In de Provincie Brabant ligt een concept omgevingsverordening voor ter consultatie, waarin grote beperkingen worden gesteld aan bodemenergie. Zie pagina’s 18-19, 131, en 137-139 voor de geïnteresseerde lezer. De beoogde beperkingen van bodemenergie zijn alle grondwaterbeschermingsgebieden waarin potentieel winbaar drinkwater zit; dieptebeperkingen in de gehele provincie tot de eerste scheidende laag (behalve de Peelhorst in Oost-Brabant), beperking tot water als circulatievloeistof als bij uitzondering wél in boringsvrije zones wordt gewerkt.
Wat is de mening van de provincie?
De afdeling bodembescherming van de provincie meent dat ‘kleine gesloten bodemenergie-systemen niet nodig zijn voor de Brabantse warmtetransitie’ omdat er voldoende alternatieven zouden zijn en/of voldoende tijd voor verdere ontwikkelingen van momenteel nog niet beschikbare technieken welke minder (risicovolle) bodemboringen vergen. In beeld zijn bijvoorbeeld wel grotere collectieve open WKO’s, grote GBES en (ondiepe) geothermie. Men geeft aan het risico op verontreiniging van ‘goed grondwater’ door bodemboringen te groot is door onvoldoende afdichting van een scheidende laag tussen; bovendien kunnen verontreinigingen door lekkage uit bodemlussen (glycol en/of additieven) worden geïntroduceerd tijdens bedrijf of na end-of-life als de lus in de bodem blijft zitten. Men vreest bijvoorbeeld degradatie van de lus zelf maar ook of de herstelde afscheiding (klei of grout) het na die tientallen jaren ‘houdt’. Brabant acht dat de landelijke regels voor bodemenergie, maar ook voor geothermie, onvoldoende bescherming biedt en pleit voor aanscherping van de landelijke regels o.b.v. de nu voorgestelde Brabantse.

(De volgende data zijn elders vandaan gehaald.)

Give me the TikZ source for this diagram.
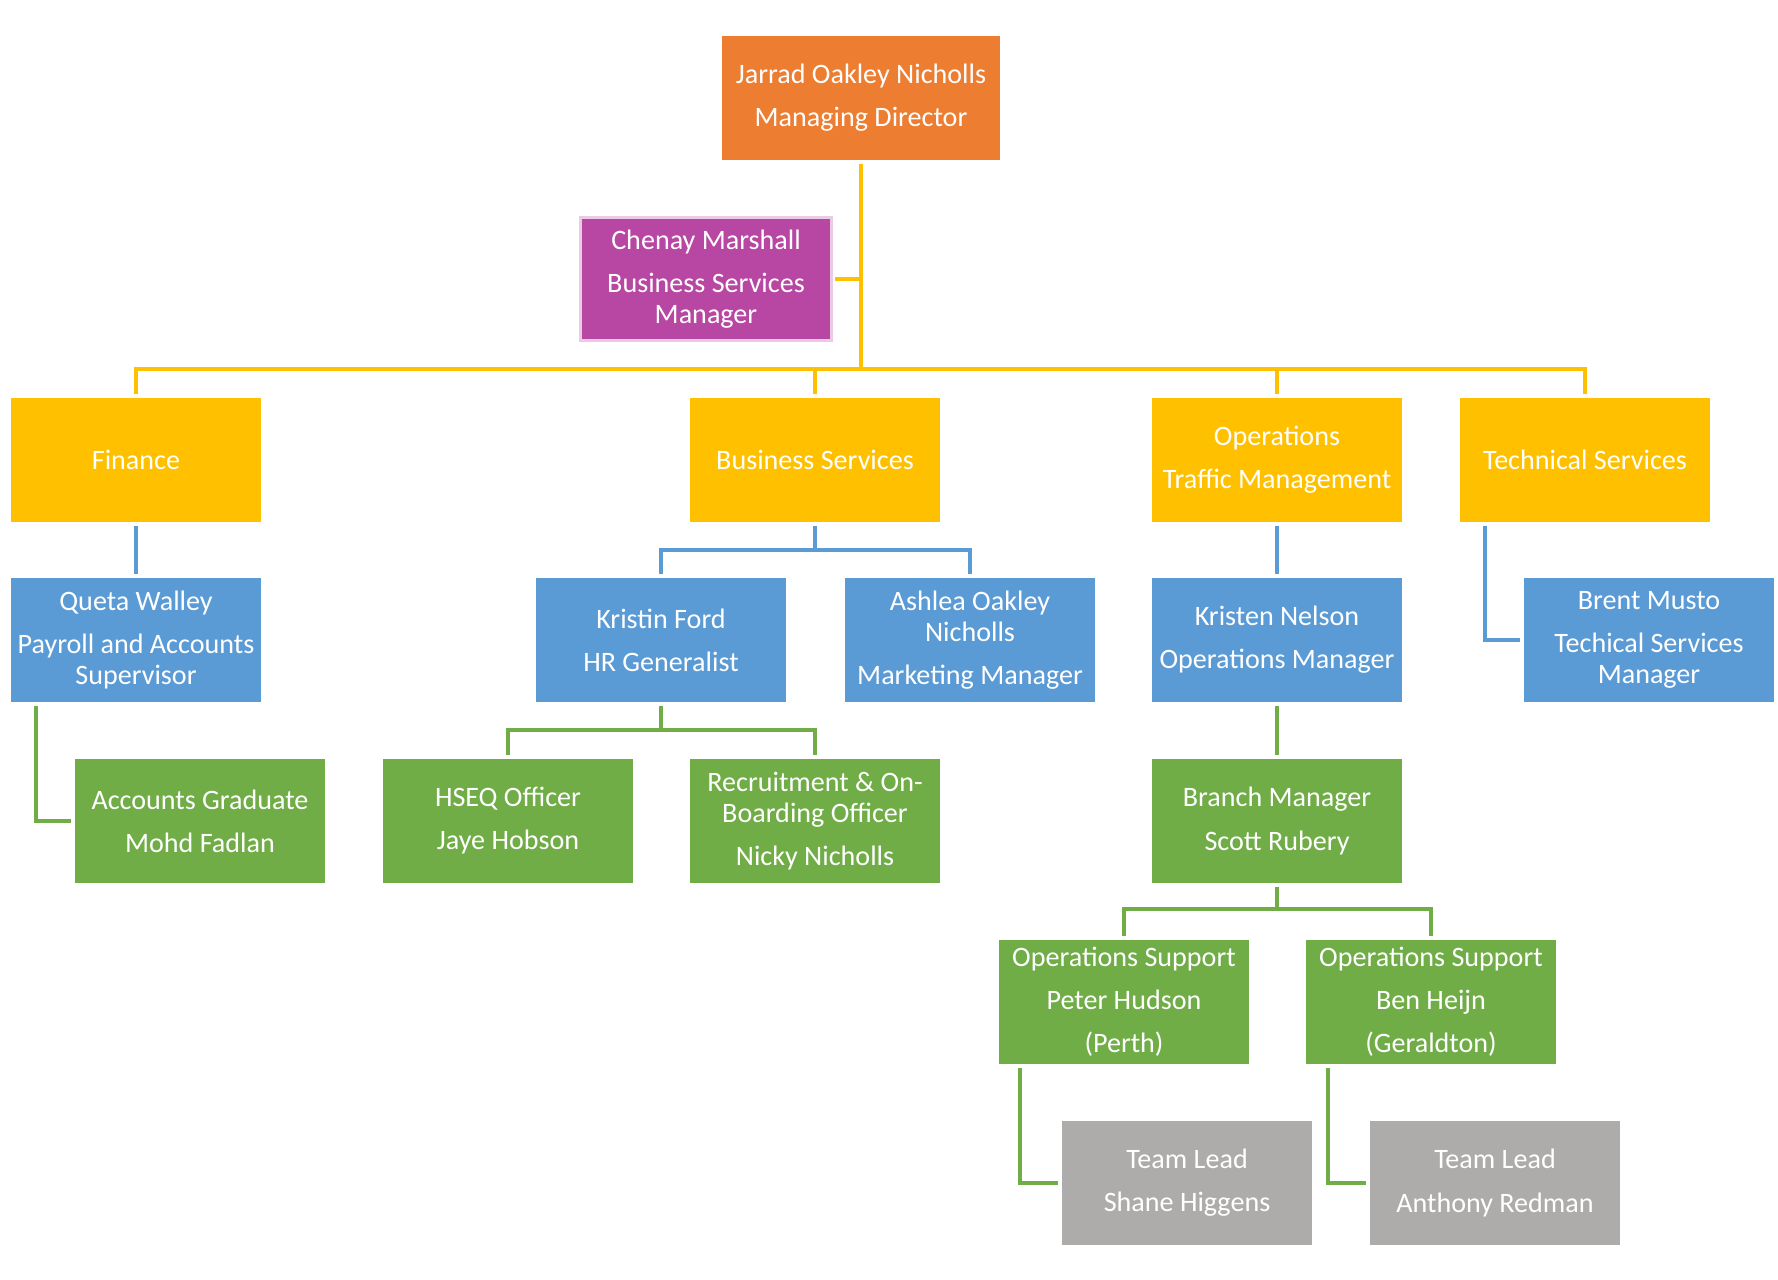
\documentclass[tikz,border=0pt]{standalone}
\usepackage{fontspec}
\setmainfont{Carlito}
\definecolor{mdorange}{HTML}{ED7D31}
\definecolor{bsmpurple}{HTML}{B847A3}
\definecolor{bsmedge}{HTML}{EBCBE4}
\definecolor{deptyellow}{HTML}{FFC000}
\definecolor{mgrblue}{HTML}{5B9BD5}
\definecolor{staffgreen}{HTML}{70AD47}
\definecolor{leadgray}{HTML}{AEABAB}
\begin{document}
\begin{tikzpicture}[
        x=0.02cm, y=-0.02cm,
        box/.style={rectangle, fill=mgrblue, text=white, align=center, minimum width=5.02cm, minimum height=2.48cm, inner sep=0pt, outer sep=0.08cm, font=\fontsize{16}{17.5}\selectfont},
        yline/.style={draw=deptyellow, line width=0.08cm},
        bline/.style={draw=mgrblue, line width=0.08cm},
        gline/.style={draw=staffgreen, line width=0.08cm}
    ]
        \useasboundingbox (0,0) rectangle (1778,1280);

        \node[box, fill=mdorange, minimum width=5.58cm, minimum height=2.5cm] (md) at (861,98) {Jarrad Oakley Nicholls\\[7pt]Managing Director};
        \node[box, fill=bsmpurple, draw=bsmedge, line width=0.06cm] (chenay) at (706,279) {Chenay Marshall\\[7pt]Business Services\\Manager};

        \node[box, fill=deptyellow] (finance) at (136,460) {Finance};
        \node[box, fill=deptyellow] (bizserv) at (815,460) {Business Services};
        \node[box, fill=deptyellow] (ops) at (1277,460) {Operations\\[7pt]Traffic Management};
        \node[box, fill=deptyellow] (tech) at (1585,460) {Technical Services};

        \node[box] (queta) at (136,640) {Queta Walley\\[7pt]Payroll and Accounts\\Supervisor};
        \node[box] (kristin) at (661,640) {Kristin Ford\\[7pt]HR Generalist};
        \node[box] (ashlea) at (970,640) {Ashlea Oakley\\Nicholls\\[7pt]Marketing Manager};
        \node[box] (knelson) at (1277,640) {Kristen Nelson\\[7pt]Operations Manager};
        \node[box] (brent) at (1649,640) {Brent Musto\\[7pt]Techical Services\\Manager};

        \node[box, fill=staffgreen] (accgrad) at (200,821) {Accounts Graduate\\[7pt]Mohd Fadlan};
        \node[box, fill=staffgreen] (hseq) at (508,821) {HSEQ Officer\\[7pt]Jaye Hobson};
        \node[box, fill=staffgreen] (recruit) at (815,821) {Recruitment \& On-\\Boarding Officer\\[7pt]Nicky Nicholls};
        \node[box, fill=staffgreen] (branch) at (1277,821) {Branch Manager\\[7pt]Scott Rubery};

        \node[box, fill=staffgreen] (peter) at (1124,1002) {Operations Support\\[7pt]Peter Hudson\\[7pt](Perth)};
        \node[box, fill=staffgreen] (ben) at (1431,1002) {Operations Support\\[7pt]Ben Heijn\\[7pt](Geraldton)};

        \node[box, fill=leadgray] (shane) at (1187,1183) {Team Lead\\[7pt]Shane Higgens};
        \node[box, fill=leadgray] (anthony) at (1495,1183) {Team Lead\\[7pt]Anthony Redman};

        % junctions
        \coordinate (bus) at (861,369);
        \coordinate (bsfork) at (815,550);
        \coordinate (hrfork) at (661,730);
        \coordinate (brfork) at (1277,909);

        % top level
        \draw[yline] (md.south) -- (bus);
        \draw[yline] (chenay.east) -- (chenay.east -| bus);
        \draw[yline] (finance.north) |- (bus) -| (tech.north);
        \draw[yline] (bizserv.north) -- (bizserv.north |- bus);
        \draw[yline] (ops.north) -- (ops.north |- bus);

        % managers
        \draw[bline] (finance) -- (queta);
        \draw[bline] (bizserv.south) -- (bsfork);
        \draw[bline] (kristin.north) |- (bsfork) -| (ashlea.north);
        \draw[bline] (ops) -- (knelson);
        \draw[bline] ([xshift=0.58cm]tech.south west) |- (brent.west);

        % staff
        \draw[gline] ([xshift=0.58cm]queta.south west) |- (accgrad.west);
        \draw[gline] (kristin.south) -- (hrfork);
        \draw[gline] (hseq.north) |- (hrfork) -| (recruit.north);
        \draw[gline] (knelson) -- (branch);
        \draw[gline] (branch.south) -- (brfork);
        \draw[gline] (peter.north) |- (brfork) -| (ben.north);
        \draw[gline] ([xshift=0.5cm]peter.south west) |- (shane.west);
        \draw[gline] ([xshift=0.52cm]ben.south west) |- (anthony.west);
    \end{tikzpicture}
\end{document}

Gezamenlijke zienswijze BodemenergieNL en GGBN
BodemenergieNL en GGBN hebben na een ‘verdiepingssessie’ een gezamenlijke zienswijze ingediend waarover wij afgelopen dinsdag 17 november uitgebreid werden bevraagd door de provincie en waarbij de drie Brabantse omgevingsdiensten en enkele gemeenten toehoorden. We hebben met name aangegeven wat de consequentie van de beoogde diepte- en materialenbeperkingen voor de toepassing en schaal van bodemenergie in de Brabantse energietransitie zal zijn. De idee was dat een beperking tot bijvoorbeeld 40 meter diepte alleen maar lastig was; wij hebben hen verteld dat dát het einde van (G)BES in Brabant zal betekenen.
De in de concept omgevingsverordening veronderstelde risico’s van bodemenergie zijn niet gebaseerd op een zorgvuldige en kwantitatieve risicoanalyse. De landelijke en wettelijk verankerde kwaliteitsregulering schrijft de wijze van handelen voor met het oog op bescherming van bodem en grondwater. Er is geen misverstand over het risico van het niet naleven van deze protocollen. Echter is het opleggen van strengere regels daarvoor niet de oplossing. Dit zal slechts de energietransitie van gemeenten en het comfort van eindgebruikers schaden en beperking van de handelingsperspectieven van bonafide aannemers veroorzaken.